Family of flowering plants

Vochysiaceae is a plant family belonging to the order Myrtales.

==Description==
Trees or shrubs with opposite leaves; flowers are zygomorph 1-(3)-5 merous; ovary inferior or superior; one fertile stamen; fruits samara or capsules.

==Biogeography==
Seven of the nine genera are native to the Neotropics. The genera Erismadelphus and Korupodendron are native to West and Central Africa.

==Evolutionary history==
The family likely originated in South America. Erismadelphus is thought to have diverged from Erisma approximately 30 million years ago, and traveled to Africa as the result of long-distance dispersal.

==Systematics==
Vochysiaceae are closest to Myrtaceae. Vochysiaceae consist of 9 genera with about 250 species.

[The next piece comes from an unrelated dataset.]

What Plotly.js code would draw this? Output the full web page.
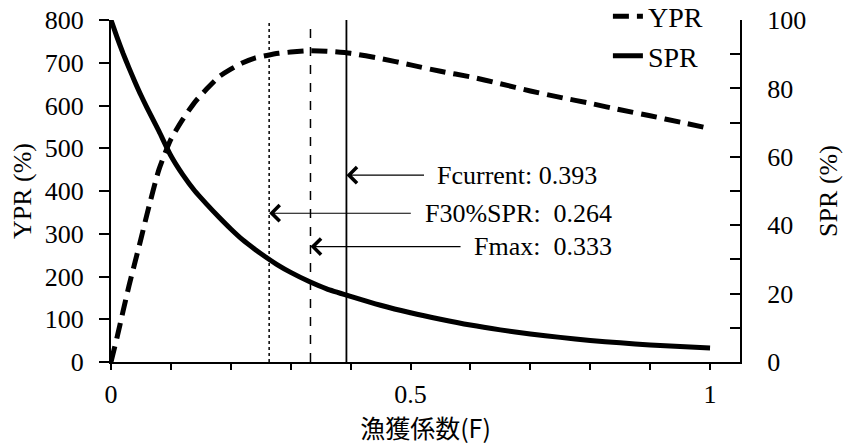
<!DOCTYPE html>
<html>
<head>
<meta charset="utf-8">
<script src="https://cdn.plot.ly/plotly-3.0.1.min.js"></script>
<style>html,body{margin:0;padding:0;background:#fff;}#chart{width:846px;height:445px;}</style>
</head>
<body>
<div id="chart"></div>
<script>
// Fishing mortality grid
const F = [0,0.01,0.02,0.03,0.04,0.05,0.06,0.08,0.10,0.12,0.14,0.16,0.18,0.20,0.22,0.24,0.26,0.28,0.30,0.33,0.36,0.40,0.45,0.50,0.55,0.60,0.65,0.70,0.75,0.80,0.85,0.90,0.95,1.00];
// YPR (%) – left axis
const YPR = [0,57,118,178,233,288,345,450,521,568,608,639,667,685,700,711,717,722,725,728,727,722,710,695,680,667,651,634,619,605,590,576,561,546];
// SPR (%) – right axis
const SPR = [100,95.0,90.3,86.0,81.9,78.0,74.4,67.5,60.3,54.7,50.0,46.1,42.4,38.9,35.7,33.0,30.5,28.2,26.2,23.6,21.4,19.2,16.6,14.4,12.5,10.8,9.4,8.2,7.2,6.3,5.6,5.0,4.5,4.1];
// Reference points
const refNames = ["Fcurrent", "F30%SPR", "Fmax"];
const refF = [0.393, 0.264, 0.333];
const refLabels = ["Fcurrent: 0.393", "F30%SPR:\u00a0\u00a00.264", "Fmax:\u00a0\u00a00.333"];
const xTickLabels = ["0", "0.5", "1"];

const serif = "Liberation Serif";
const refDash = ["solid", "dot", "dash"];
const refWidth = [1.8, 1.5, 1.5];
const arrowY = [437, 348, 270];
const arrowTailF = [0.525, 0.503, 0.586];
const textF = [0.541, 0.521, 0.603];

const traces = [
  {x: F, y: YPR, name: "YPR", type: "scatter", mode: "lines", yaxis: "y",
   line: {color: "#000", width: 5, dash: "16px,8px", shape: "spline", smoothing: 0.6}},
  {x: F, y: SPR, name: "SPR", type: "scatter", mode: "lines", yaxis: "y2",
   line: {color: "#000", width: 5, shape: "spline", smoothing: 0.6}}
];

const shapes = refF.map((f, i) => ({
  type: "line", xref: "x", yref: "paper", x0: f, x1: f, y0: 0, y1: 1,
  line: {color: "#000", width: refWidth[i], dash: refDash[i]}
}));

const annotations = [];
refF.forEach((f, i) => {
  annotations.push({x: f, y: arrowY[i], xref: "x", yref: "y", ax: arrowTailF[i], ay: arrowY[i],
    axref: "x", ayref: "y", text: "", showarrow: true, arrowhead: 4, arrowsize: 2.6,
    arrowwidth: 1.2, arrowcolor: "#000"});
  annotations.push({x: textF[i], y: arrowY[i], xref: "x", yref: "y", text: refLabels[i],
    showarrow: false, xanchor: "left", yanchor: "middle",
    font: {family: serif, size: 26, color: "#000"}});
});

const layout = {
  width: 846, height: 445,
  margin: {l: 111, r: 106, t: 20, b: 83, autoexpand: false},
  paper_bgcolor: "#fff", plot_bgcolor: "#fff",
  font: {family: serif, color: "#000", size: 25},
  showlegend: true,
  legend: {x: 0.79, xanchor: "left", y: 1.083, yanchor: "top", bgcolor: "rgba(0,0,0,0)",
    font: {family: serif, size: 28, color: "#000"}, traceorder: "normal"},
  xaxis: {range: [0, 1.05], tickmode: "array", tickvals: [0, 0.5, 1], ticktext: xTickLabels,
    ticks: "outside", ticklen: 6, tickwidth: 2, tickcolor: "#000",
    minor: {dtick: 0.1, tick0: 0, ticks: "outside", ticklen: 6, tickwidth: 2, tickcolor: "#000"},
    showline: true, linecolor: "#000", linewidth: 2, showgrid: false, zeroline: false,
    tickfont: {family: serif, size: 26}, ticklabelstandoff: 2, automargin: false,
    title: {text: "漁獲係数(F)", font: {family: "Noto Sans CJK JP", size: 25}, standoff: 7}},
  yaxis: {range: [0, 800], dtick: 100, ticks: "outside", ticklen: 10, tickwidth: 2, tickcolor: "#000",
    showline: true, linecolor: "#000", linewidth: 2, showgrid: false, zeroline: false,
    tickfont: {family: serif, size: 26}, ticklabelstandoff: 10, automargin: false,
    title: {text: "YPR (%)", font: {family: serif, size: 26}, standoff: 6}},
  yaxis2: {range: [0, 100], dtick: 20, overlaying: "y", side: "right", anchor: "x",
    ticks: "inside", ticklen: 10, tickwidth: 2, tickcolor: "#000",
    minor: {dtick: 10, ticks: "inside", ticklen: 10, tickwidth: 2, tickcolor: "#000"},
    showline: true, linecolor: "#000", linewidth: 2, showgrid: false, zeroline: false,
    tickfont: {family: serif, size: 26}, ticklabelstandoff: 20, automargin: false,
    title: {text: "SPR (%)", font: {family: serif, size: 26}, standoff: 14}},
  shapes: shapes,
  annotations: annotations
};

Plotly.newPlot("chart", traces, layout, {displayModeBar: false, staticPlot: true});
</script>
</body>
</html>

The family is classified into two tribes:

Tribe Erismeae : one inferior ovary and winged fruits
- Erisma Rudge (21 species)
- Erismadelphus Mildbr. (2 species)
- Korupodendron Litt & Cheek (1 species)

Tribe Vochysieae: three fused superior ovaries and capsule fruits
- Callisthene Mart. (8 species)
- Qualea Aubl. (53 species)
- Mahechadendron W.Ariza, Cortés-Ballén & Fern.Alonso (1 species)
- Ruizterania Marc.-Bert. (14 species)
- Salvertia A.St.-Hil. (1 species)
- Vochysia Aubl. (148 species)

The genus Euphronia, previously included in Vochysiaceae, is unrelated and now stands alone in the family Euphroniaceae, more closely related to the family Chrysobalanaceae.